You know that Nick’s leaving (haven’t met him but he seems to be a great guy) could be related to this version being such a flop. Maybe EMB tried something that didn’t work and then had to scramble to correct and come out with something to generate revenue. Now that is just a guess (I don’t have any inside info), but it is a possibility, so I am not willing to throw them under the bus for personnel changes just before releasing this lack-luster version. Quite frankly someone probably needs to go for this situation.
I am just hoping that EMB gets its act together (no matter who is at fault for this wimpy version) and we get a Delphi we can all love again. Like many other posters, I feel time is running out.
Why people are so negative?
Embarcadero is not microsoft, but it works people who need to earn money to live.
There are many applications developed using Delphi.
What’s new in office 97, or 2000, or xp, or 2003, or 2007, … a ribbon?….
This is a business, and we’re all in it.
Delphi is a great product, a great community.
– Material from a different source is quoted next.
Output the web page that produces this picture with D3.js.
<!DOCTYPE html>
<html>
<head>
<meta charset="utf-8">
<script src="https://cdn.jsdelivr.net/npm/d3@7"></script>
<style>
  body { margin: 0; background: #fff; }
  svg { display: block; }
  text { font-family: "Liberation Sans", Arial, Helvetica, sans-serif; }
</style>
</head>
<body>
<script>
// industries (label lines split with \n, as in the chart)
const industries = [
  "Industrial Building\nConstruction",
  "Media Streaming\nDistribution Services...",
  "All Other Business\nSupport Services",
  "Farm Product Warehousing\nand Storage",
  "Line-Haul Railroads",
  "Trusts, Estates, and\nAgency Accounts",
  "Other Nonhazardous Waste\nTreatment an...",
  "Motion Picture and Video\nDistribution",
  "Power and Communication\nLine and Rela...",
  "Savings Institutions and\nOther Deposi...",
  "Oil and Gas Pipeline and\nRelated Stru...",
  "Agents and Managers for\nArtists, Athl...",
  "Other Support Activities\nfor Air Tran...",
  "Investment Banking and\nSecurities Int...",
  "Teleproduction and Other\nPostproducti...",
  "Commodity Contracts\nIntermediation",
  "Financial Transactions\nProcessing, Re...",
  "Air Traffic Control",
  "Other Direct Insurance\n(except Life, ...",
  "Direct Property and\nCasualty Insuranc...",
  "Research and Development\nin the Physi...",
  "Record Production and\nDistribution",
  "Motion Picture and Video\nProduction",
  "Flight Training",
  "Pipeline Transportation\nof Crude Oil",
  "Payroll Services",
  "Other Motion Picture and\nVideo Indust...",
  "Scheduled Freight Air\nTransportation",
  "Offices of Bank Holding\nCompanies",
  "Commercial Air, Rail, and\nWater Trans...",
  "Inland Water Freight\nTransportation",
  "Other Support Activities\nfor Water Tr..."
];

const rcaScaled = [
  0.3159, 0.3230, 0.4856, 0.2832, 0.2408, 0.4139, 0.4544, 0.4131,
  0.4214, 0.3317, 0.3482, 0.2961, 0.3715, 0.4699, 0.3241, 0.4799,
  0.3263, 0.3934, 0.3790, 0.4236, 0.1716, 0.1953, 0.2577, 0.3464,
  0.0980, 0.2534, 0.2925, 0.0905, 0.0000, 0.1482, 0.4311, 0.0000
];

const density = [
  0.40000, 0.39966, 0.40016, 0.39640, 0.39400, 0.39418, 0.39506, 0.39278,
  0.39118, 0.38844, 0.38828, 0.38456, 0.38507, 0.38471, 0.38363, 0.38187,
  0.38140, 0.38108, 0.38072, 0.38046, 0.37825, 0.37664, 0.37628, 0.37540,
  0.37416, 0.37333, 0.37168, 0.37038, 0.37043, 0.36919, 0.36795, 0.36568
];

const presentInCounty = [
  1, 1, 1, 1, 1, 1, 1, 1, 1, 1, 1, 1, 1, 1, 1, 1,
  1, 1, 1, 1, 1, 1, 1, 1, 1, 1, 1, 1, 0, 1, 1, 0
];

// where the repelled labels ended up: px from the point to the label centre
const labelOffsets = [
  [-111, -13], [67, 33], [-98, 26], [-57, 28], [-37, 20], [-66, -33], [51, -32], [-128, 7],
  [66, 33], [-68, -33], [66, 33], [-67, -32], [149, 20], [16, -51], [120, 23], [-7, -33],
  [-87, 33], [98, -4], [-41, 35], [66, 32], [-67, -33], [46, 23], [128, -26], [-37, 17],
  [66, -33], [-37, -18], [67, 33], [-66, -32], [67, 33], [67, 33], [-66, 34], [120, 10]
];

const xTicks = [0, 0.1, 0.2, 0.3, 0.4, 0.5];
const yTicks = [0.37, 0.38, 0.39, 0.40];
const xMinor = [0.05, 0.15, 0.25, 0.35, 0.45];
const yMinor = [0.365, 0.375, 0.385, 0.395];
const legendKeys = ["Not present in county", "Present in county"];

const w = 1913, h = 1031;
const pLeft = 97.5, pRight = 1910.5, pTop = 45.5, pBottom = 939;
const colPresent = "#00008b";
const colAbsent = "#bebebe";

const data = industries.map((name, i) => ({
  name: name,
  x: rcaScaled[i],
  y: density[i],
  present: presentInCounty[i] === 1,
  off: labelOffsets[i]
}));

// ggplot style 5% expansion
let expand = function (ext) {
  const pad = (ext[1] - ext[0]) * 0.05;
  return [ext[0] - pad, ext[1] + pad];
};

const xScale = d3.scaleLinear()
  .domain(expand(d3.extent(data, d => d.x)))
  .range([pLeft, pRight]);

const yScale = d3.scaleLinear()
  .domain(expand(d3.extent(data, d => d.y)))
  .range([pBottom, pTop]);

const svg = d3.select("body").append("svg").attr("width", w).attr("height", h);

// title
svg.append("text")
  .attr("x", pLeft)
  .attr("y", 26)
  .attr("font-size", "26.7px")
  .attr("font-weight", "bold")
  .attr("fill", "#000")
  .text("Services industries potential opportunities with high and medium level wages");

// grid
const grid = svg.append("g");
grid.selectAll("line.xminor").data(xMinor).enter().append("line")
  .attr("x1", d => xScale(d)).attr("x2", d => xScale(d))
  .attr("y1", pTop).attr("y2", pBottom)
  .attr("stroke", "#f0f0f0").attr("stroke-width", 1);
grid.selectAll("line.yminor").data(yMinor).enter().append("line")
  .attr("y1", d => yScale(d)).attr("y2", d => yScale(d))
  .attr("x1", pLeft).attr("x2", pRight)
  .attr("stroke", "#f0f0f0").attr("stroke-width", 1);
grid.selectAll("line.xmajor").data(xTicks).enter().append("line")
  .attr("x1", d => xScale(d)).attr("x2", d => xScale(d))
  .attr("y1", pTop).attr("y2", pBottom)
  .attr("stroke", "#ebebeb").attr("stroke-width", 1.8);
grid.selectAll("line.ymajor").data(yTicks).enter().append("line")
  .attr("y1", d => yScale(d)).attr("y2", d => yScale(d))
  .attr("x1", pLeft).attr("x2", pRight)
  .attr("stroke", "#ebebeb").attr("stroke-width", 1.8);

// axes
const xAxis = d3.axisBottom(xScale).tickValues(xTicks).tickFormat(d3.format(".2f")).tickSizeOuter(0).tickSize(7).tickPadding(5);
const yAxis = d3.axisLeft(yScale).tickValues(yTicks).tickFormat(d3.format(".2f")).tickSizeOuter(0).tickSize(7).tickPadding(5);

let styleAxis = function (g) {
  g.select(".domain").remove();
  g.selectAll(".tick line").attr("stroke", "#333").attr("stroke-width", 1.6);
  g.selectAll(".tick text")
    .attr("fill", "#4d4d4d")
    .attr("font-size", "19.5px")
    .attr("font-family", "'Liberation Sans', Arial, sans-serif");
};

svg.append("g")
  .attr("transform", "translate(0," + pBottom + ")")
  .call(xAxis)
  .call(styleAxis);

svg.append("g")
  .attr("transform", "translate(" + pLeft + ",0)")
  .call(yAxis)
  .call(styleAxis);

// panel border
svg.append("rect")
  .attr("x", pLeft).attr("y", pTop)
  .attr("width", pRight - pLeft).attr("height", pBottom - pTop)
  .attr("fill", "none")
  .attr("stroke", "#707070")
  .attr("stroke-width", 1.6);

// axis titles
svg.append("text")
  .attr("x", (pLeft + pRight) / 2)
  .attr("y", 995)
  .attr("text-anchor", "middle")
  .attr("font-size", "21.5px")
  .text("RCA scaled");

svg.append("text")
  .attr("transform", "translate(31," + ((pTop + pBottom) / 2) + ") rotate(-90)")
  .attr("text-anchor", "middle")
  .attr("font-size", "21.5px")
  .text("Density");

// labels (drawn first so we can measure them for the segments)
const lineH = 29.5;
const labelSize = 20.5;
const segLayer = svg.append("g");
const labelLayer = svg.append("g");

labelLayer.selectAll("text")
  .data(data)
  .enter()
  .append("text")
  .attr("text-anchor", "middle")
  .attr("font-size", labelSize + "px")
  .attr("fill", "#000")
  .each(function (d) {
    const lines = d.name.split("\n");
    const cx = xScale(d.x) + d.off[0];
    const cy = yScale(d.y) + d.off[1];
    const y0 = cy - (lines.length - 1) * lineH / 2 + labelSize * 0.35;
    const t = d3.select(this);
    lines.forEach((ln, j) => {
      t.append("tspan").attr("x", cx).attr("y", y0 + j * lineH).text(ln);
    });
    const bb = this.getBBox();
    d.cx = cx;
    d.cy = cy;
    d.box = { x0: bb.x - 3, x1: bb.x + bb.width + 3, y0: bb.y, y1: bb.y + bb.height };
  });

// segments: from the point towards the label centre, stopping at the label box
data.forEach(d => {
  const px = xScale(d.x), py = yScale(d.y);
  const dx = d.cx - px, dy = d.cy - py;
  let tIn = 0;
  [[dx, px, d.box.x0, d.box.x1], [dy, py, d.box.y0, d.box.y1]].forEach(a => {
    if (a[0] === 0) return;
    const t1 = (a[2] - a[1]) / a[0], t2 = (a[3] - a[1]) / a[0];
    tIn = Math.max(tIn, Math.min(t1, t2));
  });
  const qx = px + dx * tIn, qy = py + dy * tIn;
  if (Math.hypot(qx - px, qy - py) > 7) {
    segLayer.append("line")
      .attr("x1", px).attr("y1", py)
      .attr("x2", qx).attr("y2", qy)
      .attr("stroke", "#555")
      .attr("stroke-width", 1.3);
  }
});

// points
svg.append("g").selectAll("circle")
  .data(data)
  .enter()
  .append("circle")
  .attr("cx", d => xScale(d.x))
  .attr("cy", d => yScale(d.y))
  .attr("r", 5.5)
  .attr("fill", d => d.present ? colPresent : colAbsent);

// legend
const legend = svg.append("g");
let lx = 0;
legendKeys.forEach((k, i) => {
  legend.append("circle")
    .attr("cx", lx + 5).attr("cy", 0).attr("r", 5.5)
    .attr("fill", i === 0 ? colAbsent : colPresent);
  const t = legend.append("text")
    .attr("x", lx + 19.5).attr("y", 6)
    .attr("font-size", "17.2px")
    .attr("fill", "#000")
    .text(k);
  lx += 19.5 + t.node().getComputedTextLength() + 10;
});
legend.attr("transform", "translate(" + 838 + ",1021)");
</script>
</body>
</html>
Please let’s give it a try.
Sorry 4 my english.
For example lot better charting in Excel … concerning trend lines and many other extensions. If you don’t need this then you don’t need the Office product and feel free to switch to Open Office.
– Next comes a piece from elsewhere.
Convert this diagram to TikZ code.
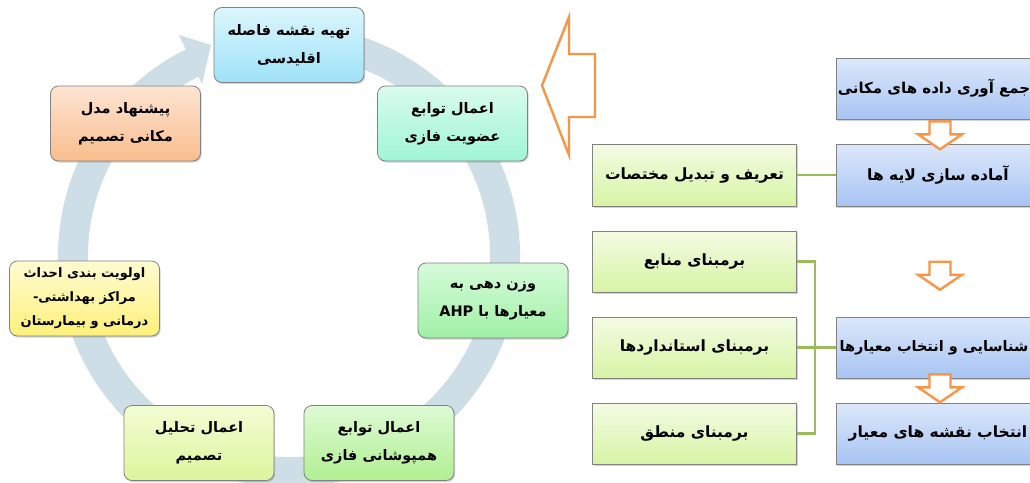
\documentclass[tikz,border=0pt]{standalone}
\usepackage{fontspec}
\usetikzlibrary{shadows,calc}
\newfontfamily\pfont[Script=Arabic]{DejaVu Sans}
\TeXXeTstate=1
\definecolor{ringc}{RGB}{206,222,231}
\definecolor{orng}{RGB}{247,150,70}
\definecolor{lnk}{RGB}{155,187,89}
\definecolor{bordc}{RGB}{130,130,130}
\definecolor{c1t}{RGB}{220,246,253}\definecolor{c1b}{RGB}{158,226,248}
\definecolor{c2t}{RGB}{216,252,236}\definecolor{c2b}{RGB}{160,245,214}
\definecolor{c3t}{RGB}{214,251,218}\definecolor{c3b}{RGB}{160,240,166}
\definecolor{c4t}{RGB}{222,250,212}\definecolor{c4b}{RGB}{176,240,146}
\definecolor{c5t}{RGB}{243,252,212}\definecolor{c5b}{RGB}{220,245,156}
\definecolor{c6t}{RGB}{255,251,210}\definecolor{c6b}{RGB}{253,240,122}
\definecolor{c7t}{RGB}{253,228,210}\definecolor{c7b}{RGB}{249,189,141}
\definecolor{blt}{RGB}{220,232,251}\definecolor{blb}{RGB}{167,196,243}
\definecolor{grt}{RGB}{244,251,228}\definecolor{grb}{RGB}{215,244,164}
\tikzset{
  cyc/.style={rounded corners=8pt, draw=bordc, line width=0.8pt,
    minimum width=150pt, minimum height=75pt, inner sep=2pt, align=center,
    font=\pfont\bfseries\fontsize{14.5}{28}\selectfont,
    drop shadow={shadow xshift=1.2pt, shadow yshift=-1.5pt, opacity=0.35}},
  rbox/.style={draw=bordc, line width=0.6pt, minimum width=204pt,
    minimum height=61pt, inner sep=2pt, align=center,
    font=\pfont\bfseries\fontsize{15.5}{18}\selectfont,
    drop shadow={shadow xshift=1.2pt, shadow yshift=-1.5pt, opacity=0.35}},
  bluebox/.style={rbox, top color=blt, bottom color=blb},
  greenbox/.style={rbox, top color=grt, bottom color=grb},
  link/.style={draw=lnk, line width=2.6pt},
  dnarrow/.pic={\draw[orng, line width=2.4pt, fill=white, line join=miter]
    (-10.5,0) -- (10.5,0) -- (10.5,13) -- (22,13) -- (0,28) -- (-22,13) -- (-10.5,13) -- cycle;}
}
\begin{document}
\begin{tikzpicture}[x=1pt,y=-1pt]
\useasboundingbox (0,0) rectangle (1030,482);
\clip (0,0) rectangle (1030,482);
\fill[white] (0,0) rectangle (1030,482);
% ring
\draw[ringc, line width=30pt] (289,256) ++(-80:216) arc[start angle=-80, end angle=243.5, radius=216];
\fill[ringc] (179,35) -- (211,45) -- (202,84) -- cycle;
% cycle boxes
\node[cyc, top color=c1t, bottom color=c1b] (c1) at (289,45)
  {\beginR تهیه نقشه فاصله\endR\\\beginR اقلیدسی\endR};
\node[cyc, top color=c2t, bottom color=c2b] (c2) at (452.5,123.5)
  {\beginR اعمال توابع\endR\\\beginR عضویت فازی\endR};
\node[cyc, top color=c3t, bottom color=c3b] (c3) at (493,300.5)
  {\beginR وزن دهی به\endR\\\beginR معیارها با \beginL AHP\endL\endR};
\node[cyc, top color=c4t, bottom color=c4b] (c4) at (379,443)
  {\beginR اعمال توابع\endR\\\beginR همپوشانی فازی\endR};
\node[cyc, top color=c5t, bottom color=c5b] (c5) at (199,443)
  {\beginR اعمال تحلیل\endR\\\beginR تصمیم\endR};
\node[cyc, top color=c6t, bottom color=c6b, font=\pfont\bfseries\fontsize{13}{24}\selectfont] (c6) at (84.5,298.5)
  {\beginR اولویت بندی احداث\endR\\\beginR مراکز بهداشتی-\endR\\\beginR درمانی و بیمارستان\endR};
\node[cyc, top color=c7t, bottom color=c7b] (c7) at (125.5,123.5)
  {\beginR پیشنهاد مدل\endR\\\beginR مکانی تصمیم\endR};
% big left arrow
\draw[orng, line width=2.4pt, fill=white, line join=miter]
  (595,54) -- (569,54) -- (569,17) -- (542,85.5) -- (569,155) -- (569,117) -- (595,117) -- cycle;
% right side boxes
\node[bluebox, inner xsep=0pt, font=\pfont\bfseries\fontsize{15}{18}\selectfont] (b1) at (938,88.5) {\beginR جمع آوری داده های مکانی\endR\hspace*{8pt}};
\node[bluebox, minimum height=62pt] (b2) at (938,175) {\beginR آماده سازی لایه ها\endR};
\node[bluebox, inner xsep=0pt, font=\pfont\bfseries\fontsize{14.5}{18}\selectfont] (b3) at (938,347.5) {\beginR شناسایی و انتخاب معیارها\endR\hspace*{8pt}};
\node[bluebox] (b4) at (938,433.5) {\beginR انتخاب نقشه های معیار\endR};
\node[greenbox, minimum height=62pt] (g0) at (694.5,175) {\beginR تعریف و تبدیل مختصات\endR};
\node[greenbox] (g1) at (694.5,261.5) {\beginR برمبنای منابع\endR};
\node[greenbox] (g2) at (694.5,347.5) {\beginR برمبنای استانداردها\endR};
\node[greenbox] (g3) at (694.5,433.5) {\beginR برمبنای منطق\endR};
% connectors
\coordinate (jn) at (815,347.5);
\draw[link] (g0.east) -- (b2.west);
\draw[link] (g1.east) -| (jn) |- (g3.east);
\draw[link] (g2.east) -- (b3.west);
% small orange arrows
\pic at ($(b1.south)+(2,2)$) {dnarrow};
\pic at ($(b3.north)+(2,-55)$) {dnarrow};
\pic at ($(b3.south)+(2,-4)$) {dnarrow};
\end{tikzpicture}
\end{document}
I agree in one point – there have been improvements in Delphi and we will see in the next two weeks.
I would like hear some words of excuse from David I (he is the overall boss of the Delphi product): “we did bull shit recent years, we treat Simon in a very bad way, Delphi XE is free of charge, in 6 month we will have Delphi 64 bit” 😉
What Embarcadero needs to do is go after volume sales. How do they do that? Lower the price of Delphi/RAD Studi…whatever. Make it affordable to the solo developer and regain that cult following Borland used to have. They don’t need to try to compete with Visual Studio, they’ll never win. Provide the easy-to-use tools we all have knowned and loved at an affordable price and they’ll end up making more money and having more testimonials from a more loyal client base. The 64 bit compiler will get there. Cross-platform? Pshaw! Who cares. Delphi apps run faster, are developed faster and support the most used databases out-of-the-box, what more do you need?
I’ve been making a living with Delphi since 1995 and I have almost no complaints other than the damn price! Sure, the IDE has bugs, all IDEs do, but I still say, there’s nothing you can do with C# that you can’t do with Delphi and probably faster.
Just my 2 cents worth.
For the people saying QT is free…
I looked into it. They use LGPL 2.1 and that means “your own terms” (EULA) is required to allow reverse engineering and binary modifications. If “your own terms” doesn’t allow these things, then you cannot distribute under “your own terms” according to LGPL 2.1.
Also, keep in mind if QT uses C++ templates in their header files, you may be considered to be static linking even if you are dynamically linking to their DLL. If you don’t understand why, read up on C++ templates.
If QT had a BSD, MIT, Mozilla, or zlib license, then I’d drop Delphi and switch to QT immediately. I’d be tempted if QT’s commercial license dropped below $1,000.
As it stands, RAD Studio XE (aka 2011) better be a fraction of the price of 2010 if it doesn’t have robust cross-platform support or 64-bit support. Otherwise, it will become a PR disaster that’ll cost far more a 1-year price reduction to $1.
Well, here’s the Qt licensing explained:
There’s obviously been a serious shakeup at Embi. I assume some announcements will be made.
Also, Delphi isn’t Embi’s only product. But don’ t they use Delphi themselves for their own development work?
@Rich: “IMHO, only one thing that can save RAD Studio now: LLVM + NASM”
Delphi’s main unique selling point is that it targets native windows.